■ Exercise objective:
Return only the lines from the top of the data down to the one that holds "const categories = ['Control', '1', '2', '3', '5', '8', '15'];", both included, without any pictures.

========

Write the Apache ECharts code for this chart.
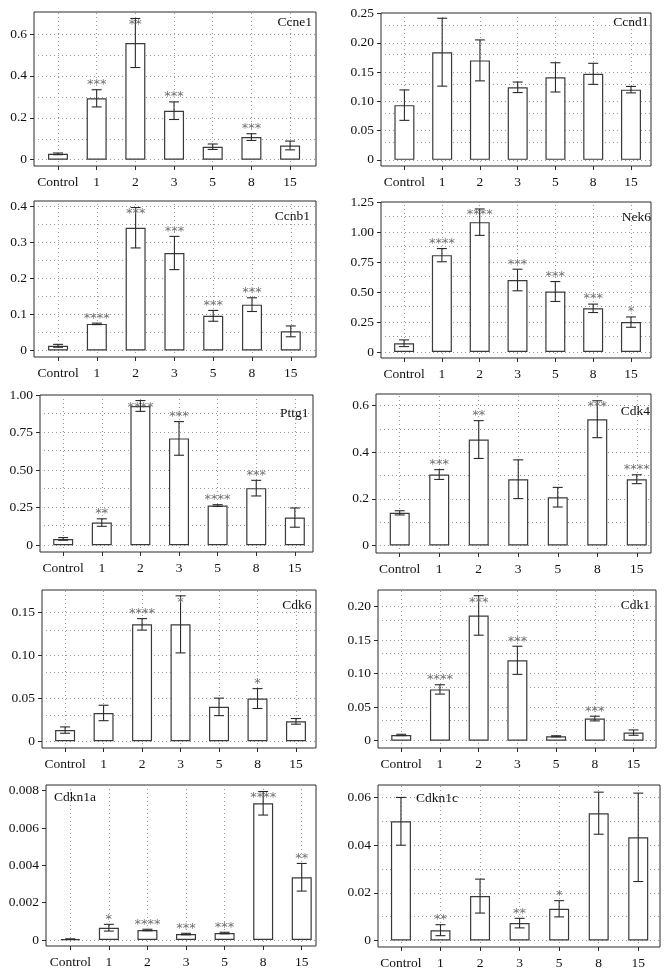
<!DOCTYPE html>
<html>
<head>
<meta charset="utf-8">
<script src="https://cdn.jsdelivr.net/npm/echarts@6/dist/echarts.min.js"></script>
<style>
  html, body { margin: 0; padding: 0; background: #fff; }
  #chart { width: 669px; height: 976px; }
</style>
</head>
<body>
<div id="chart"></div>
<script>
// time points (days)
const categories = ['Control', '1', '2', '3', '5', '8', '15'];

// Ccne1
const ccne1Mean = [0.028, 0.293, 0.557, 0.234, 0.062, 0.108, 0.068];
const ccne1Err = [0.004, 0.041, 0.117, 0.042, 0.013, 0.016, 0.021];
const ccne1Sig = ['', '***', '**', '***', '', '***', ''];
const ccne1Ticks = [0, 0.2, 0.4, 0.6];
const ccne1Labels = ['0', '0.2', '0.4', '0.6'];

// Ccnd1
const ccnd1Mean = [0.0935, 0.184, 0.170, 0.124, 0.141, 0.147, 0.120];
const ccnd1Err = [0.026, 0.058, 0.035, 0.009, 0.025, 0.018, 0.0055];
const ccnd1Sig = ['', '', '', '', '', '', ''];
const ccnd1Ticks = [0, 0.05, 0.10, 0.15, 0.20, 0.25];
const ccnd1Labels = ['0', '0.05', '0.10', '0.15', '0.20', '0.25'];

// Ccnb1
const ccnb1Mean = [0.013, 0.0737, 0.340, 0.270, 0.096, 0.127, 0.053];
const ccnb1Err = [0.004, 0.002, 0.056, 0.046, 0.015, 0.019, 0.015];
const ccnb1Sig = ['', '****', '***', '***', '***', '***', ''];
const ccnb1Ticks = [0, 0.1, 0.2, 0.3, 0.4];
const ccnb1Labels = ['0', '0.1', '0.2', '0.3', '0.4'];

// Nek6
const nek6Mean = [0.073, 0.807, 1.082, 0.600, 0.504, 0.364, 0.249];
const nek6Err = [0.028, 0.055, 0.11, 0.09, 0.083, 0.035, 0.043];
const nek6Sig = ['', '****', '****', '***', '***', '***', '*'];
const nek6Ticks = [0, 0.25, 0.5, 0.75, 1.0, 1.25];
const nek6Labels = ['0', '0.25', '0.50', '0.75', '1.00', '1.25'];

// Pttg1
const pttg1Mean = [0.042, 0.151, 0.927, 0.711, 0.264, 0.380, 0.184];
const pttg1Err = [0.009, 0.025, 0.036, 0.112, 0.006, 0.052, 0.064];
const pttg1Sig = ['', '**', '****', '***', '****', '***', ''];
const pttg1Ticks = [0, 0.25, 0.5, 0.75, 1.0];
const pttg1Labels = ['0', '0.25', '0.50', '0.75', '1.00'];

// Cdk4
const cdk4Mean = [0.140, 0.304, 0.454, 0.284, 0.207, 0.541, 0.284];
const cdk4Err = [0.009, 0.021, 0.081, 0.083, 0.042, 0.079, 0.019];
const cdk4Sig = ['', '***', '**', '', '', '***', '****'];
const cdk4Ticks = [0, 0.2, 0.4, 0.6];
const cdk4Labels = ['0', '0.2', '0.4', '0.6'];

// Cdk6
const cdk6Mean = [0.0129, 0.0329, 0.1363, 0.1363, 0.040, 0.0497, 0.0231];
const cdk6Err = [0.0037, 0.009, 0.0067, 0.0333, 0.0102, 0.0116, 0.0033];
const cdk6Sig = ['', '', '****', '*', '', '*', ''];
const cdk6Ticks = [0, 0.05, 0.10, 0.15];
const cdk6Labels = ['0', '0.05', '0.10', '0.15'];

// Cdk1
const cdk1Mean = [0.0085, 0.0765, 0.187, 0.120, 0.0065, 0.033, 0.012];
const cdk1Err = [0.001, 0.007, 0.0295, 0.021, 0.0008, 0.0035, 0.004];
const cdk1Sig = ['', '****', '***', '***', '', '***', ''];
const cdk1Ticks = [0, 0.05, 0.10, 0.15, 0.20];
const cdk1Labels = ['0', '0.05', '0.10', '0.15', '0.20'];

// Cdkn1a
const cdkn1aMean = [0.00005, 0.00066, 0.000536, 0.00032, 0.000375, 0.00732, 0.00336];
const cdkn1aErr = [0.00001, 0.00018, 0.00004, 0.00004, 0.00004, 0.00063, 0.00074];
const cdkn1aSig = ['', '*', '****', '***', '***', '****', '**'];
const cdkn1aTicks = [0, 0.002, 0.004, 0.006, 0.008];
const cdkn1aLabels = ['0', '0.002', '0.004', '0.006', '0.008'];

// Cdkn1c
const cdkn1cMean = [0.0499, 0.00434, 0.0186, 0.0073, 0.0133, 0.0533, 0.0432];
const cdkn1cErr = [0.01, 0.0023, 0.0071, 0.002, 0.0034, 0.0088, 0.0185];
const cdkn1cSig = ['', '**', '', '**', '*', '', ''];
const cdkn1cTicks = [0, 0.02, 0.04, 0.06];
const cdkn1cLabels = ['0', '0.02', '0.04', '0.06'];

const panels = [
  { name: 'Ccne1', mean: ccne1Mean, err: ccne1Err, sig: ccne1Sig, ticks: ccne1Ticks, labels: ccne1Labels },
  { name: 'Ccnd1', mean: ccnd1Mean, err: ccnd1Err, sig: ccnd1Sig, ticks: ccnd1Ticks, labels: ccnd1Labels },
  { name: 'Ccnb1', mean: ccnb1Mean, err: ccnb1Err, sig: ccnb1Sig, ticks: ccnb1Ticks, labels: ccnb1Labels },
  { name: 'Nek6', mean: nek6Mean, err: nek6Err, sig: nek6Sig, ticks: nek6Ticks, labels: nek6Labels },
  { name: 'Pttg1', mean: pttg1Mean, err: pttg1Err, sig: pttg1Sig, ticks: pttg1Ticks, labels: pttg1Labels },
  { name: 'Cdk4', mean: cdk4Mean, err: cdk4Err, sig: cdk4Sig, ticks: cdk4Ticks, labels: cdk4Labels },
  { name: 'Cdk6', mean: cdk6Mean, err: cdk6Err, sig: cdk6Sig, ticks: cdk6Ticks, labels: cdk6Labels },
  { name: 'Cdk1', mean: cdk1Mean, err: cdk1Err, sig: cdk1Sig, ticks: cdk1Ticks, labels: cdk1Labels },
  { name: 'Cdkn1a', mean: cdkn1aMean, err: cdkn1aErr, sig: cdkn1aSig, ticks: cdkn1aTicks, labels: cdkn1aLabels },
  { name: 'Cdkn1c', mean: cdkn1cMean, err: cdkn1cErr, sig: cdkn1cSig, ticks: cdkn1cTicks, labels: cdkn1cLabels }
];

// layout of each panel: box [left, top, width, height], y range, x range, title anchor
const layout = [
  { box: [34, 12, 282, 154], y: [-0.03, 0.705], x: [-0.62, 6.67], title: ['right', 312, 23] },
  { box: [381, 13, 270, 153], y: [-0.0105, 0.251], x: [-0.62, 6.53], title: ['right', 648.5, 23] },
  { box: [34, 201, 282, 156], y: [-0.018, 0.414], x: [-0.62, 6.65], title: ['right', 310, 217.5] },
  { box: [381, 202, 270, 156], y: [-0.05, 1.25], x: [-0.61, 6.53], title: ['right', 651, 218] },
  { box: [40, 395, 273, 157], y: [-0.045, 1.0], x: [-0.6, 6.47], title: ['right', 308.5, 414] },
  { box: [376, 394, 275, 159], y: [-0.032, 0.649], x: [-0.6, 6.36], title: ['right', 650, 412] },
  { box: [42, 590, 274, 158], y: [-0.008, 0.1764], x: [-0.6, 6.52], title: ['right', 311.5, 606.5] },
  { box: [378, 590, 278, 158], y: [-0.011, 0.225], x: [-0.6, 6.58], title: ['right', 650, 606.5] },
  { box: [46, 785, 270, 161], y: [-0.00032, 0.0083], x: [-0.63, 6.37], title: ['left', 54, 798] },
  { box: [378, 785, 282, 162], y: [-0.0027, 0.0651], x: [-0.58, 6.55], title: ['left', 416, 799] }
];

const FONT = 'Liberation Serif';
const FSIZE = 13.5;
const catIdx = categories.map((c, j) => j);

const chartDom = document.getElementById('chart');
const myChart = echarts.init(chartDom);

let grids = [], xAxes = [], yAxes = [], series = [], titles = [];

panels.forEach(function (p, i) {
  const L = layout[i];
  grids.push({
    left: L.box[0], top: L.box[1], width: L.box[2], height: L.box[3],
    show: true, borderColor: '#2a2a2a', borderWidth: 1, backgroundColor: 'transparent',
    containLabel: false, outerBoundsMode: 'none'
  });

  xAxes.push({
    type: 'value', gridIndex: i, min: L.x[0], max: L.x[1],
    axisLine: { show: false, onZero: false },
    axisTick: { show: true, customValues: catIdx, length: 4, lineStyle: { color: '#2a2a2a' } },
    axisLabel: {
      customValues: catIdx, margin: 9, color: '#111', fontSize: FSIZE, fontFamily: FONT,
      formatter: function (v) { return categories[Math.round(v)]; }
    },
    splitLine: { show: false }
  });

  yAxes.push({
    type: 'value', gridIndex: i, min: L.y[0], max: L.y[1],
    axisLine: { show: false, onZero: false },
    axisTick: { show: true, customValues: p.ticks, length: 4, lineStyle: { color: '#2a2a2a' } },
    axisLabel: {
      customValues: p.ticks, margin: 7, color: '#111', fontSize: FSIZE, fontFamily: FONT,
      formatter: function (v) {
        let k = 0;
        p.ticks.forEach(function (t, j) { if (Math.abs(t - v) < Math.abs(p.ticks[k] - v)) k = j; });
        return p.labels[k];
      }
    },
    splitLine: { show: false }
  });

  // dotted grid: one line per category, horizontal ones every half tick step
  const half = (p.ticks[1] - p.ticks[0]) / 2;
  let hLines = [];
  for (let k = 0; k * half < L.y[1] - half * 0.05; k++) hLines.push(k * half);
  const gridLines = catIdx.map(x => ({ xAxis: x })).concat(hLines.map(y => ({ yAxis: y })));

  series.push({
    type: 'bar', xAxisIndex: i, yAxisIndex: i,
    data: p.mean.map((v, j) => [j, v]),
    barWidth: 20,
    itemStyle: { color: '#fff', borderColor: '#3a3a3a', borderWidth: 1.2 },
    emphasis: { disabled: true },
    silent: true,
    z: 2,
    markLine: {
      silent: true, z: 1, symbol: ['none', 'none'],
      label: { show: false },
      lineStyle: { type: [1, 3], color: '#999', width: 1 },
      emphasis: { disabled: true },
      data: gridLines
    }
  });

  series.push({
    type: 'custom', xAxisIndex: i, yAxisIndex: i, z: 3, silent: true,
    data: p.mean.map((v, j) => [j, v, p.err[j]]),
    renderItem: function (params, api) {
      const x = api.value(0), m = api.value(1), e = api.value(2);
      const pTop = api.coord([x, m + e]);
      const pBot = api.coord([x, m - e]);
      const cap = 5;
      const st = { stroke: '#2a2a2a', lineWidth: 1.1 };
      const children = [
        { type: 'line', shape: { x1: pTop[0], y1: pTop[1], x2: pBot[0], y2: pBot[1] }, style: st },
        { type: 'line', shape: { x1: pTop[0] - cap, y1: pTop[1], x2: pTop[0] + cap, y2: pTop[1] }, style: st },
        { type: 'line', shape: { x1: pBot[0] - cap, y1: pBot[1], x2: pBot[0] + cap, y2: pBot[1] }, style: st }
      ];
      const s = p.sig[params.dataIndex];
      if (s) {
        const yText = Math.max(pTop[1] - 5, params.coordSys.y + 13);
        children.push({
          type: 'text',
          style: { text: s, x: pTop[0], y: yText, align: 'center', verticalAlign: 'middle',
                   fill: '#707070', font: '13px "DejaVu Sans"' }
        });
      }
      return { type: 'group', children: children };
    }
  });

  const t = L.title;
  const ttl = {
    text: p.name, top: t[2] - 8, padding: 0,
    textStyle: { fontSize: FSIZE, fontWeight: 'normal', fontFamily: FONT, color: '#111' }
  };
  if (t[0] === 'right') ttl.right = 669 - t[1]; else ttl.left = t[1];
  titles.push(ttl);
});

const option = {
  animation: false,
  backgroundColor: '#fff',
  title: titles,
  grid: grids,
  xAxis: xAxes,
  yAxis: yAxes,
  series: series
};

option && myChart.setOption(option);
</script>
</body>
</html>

========

■ Output:
Write the Apache ECharts code for this chart.
<!DOCTYPE html>
<html>
<head>
<meta charset="utf-8">
<script src="https://cdn.jsdelivr.net/npm/echarts@6/dist/echarts.min.js"></script>
<style>
  html, body { margin: 0; padding: 0; background: #fff; }
  #chart { width: 669px; height: 976px; }
</style>
</head>
<body>
<div id="chart"></div>
<script>
// time points (days)
const categories = ['Control', '1', '2', '3', '5', '8', '15'];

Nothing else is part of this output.